- Genre: family drama Romantic drama Serial drama
- Written by: Aliya Bukhari
- Directed by: Shahzad Kashmiri
- Starring: Shehroz Sabzwari Shamil Khan Zuhab Khan Sana Javed
- Opening theme: "Ishq Bacha Hai Bigra Hooa" by Nabeel Shaukat Ali
- Country of origin: Pakistan
- Original language: Urdu
- No. of seasons: 1
- No. of episodes: 18

Production
- Producer: Momina Duraid

Original release
- Network: Hum TV
- Release: 9 December 2015 – 6 April 2016

= Maana Ka Gharana =

Television series

Maana Ka Gharana is a Pakistani television series of Hum TV that was first aired on 9 December 2015. It is written by Aliya Bukhari, directed by Shahzad Kashmiri and produced by Momina Duraid under MD Productions.

== Plot ==
Maana Ka Gharana includes Maana's (Sana Javed) father Ghalib who is the brother of Malik (Shamil Khan) and maternal uncle of Khizer (Shehroz Sabzwari).

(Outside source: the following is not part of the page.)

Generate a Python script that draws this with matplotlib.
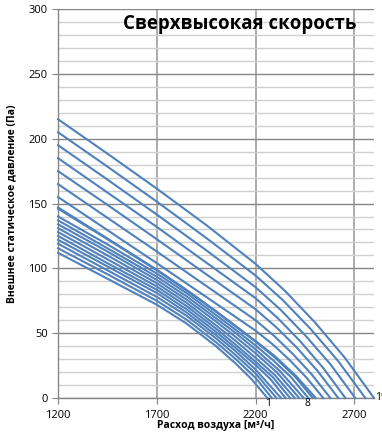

Khizer likes Maana but she only considers him a friend. Maana wanted to marry a rich man who could show her the world. Maana doesn't like her village and wants to see the city of lights. Maana is happy to be engaged to Gul-Bahar (Malik's wife)'s nephew Shehryar, a rich businessman. Khizer never told Maana about his feelings for her. He pretends to be happy that Maana is marrying Shehryar. Saleha (Raheela Agha) Zaari's sister and Maana's mother also wanted Maana to marry Shehryar. She thinks that Khizer deserves a much better girl than Maana because of her child-like behaviour, while Khizer behaves more maturely. Shehryar does not like Maana's friendship with Khizer. Shehryar start hatching a plan to spoil Khizer's good image in everyone's eyes. He succeeds in blameing Khizer for stealing the precious diamond ring which he has brought for Maana. Everyone is shocked when the ring is found from Khizer's room. Saleha asked Khizer to leave the house. Khizer swears that he is innocent but no one believes him. He leaves the house on a rainy night. In image, Maana found Shahryar with a woman. She asked this from servant, he said, she was Saman (Sarah Khan). She said, where is she now? He said that she died after their divorce.

==Cast==
- Shehroz Sabzwari as Khizer
- Sana Javed as Maana
- Daniyal Raheel as Shehriyar
- Humayun Gul
- Shamil Khan as Maalik
- Erum Akhtar as Zari
- Zuhab Khan as Happy
- Humayun Fazal Chaudhry as Ghalib
- Raheela Agha as Saleha
- Ayesha Toor as Gul Bahar
- Sarah Khan as Saman

==Production==
The series was earlier titled Ishq Bacha Hai. The production location of the serial was Azad Kashmir.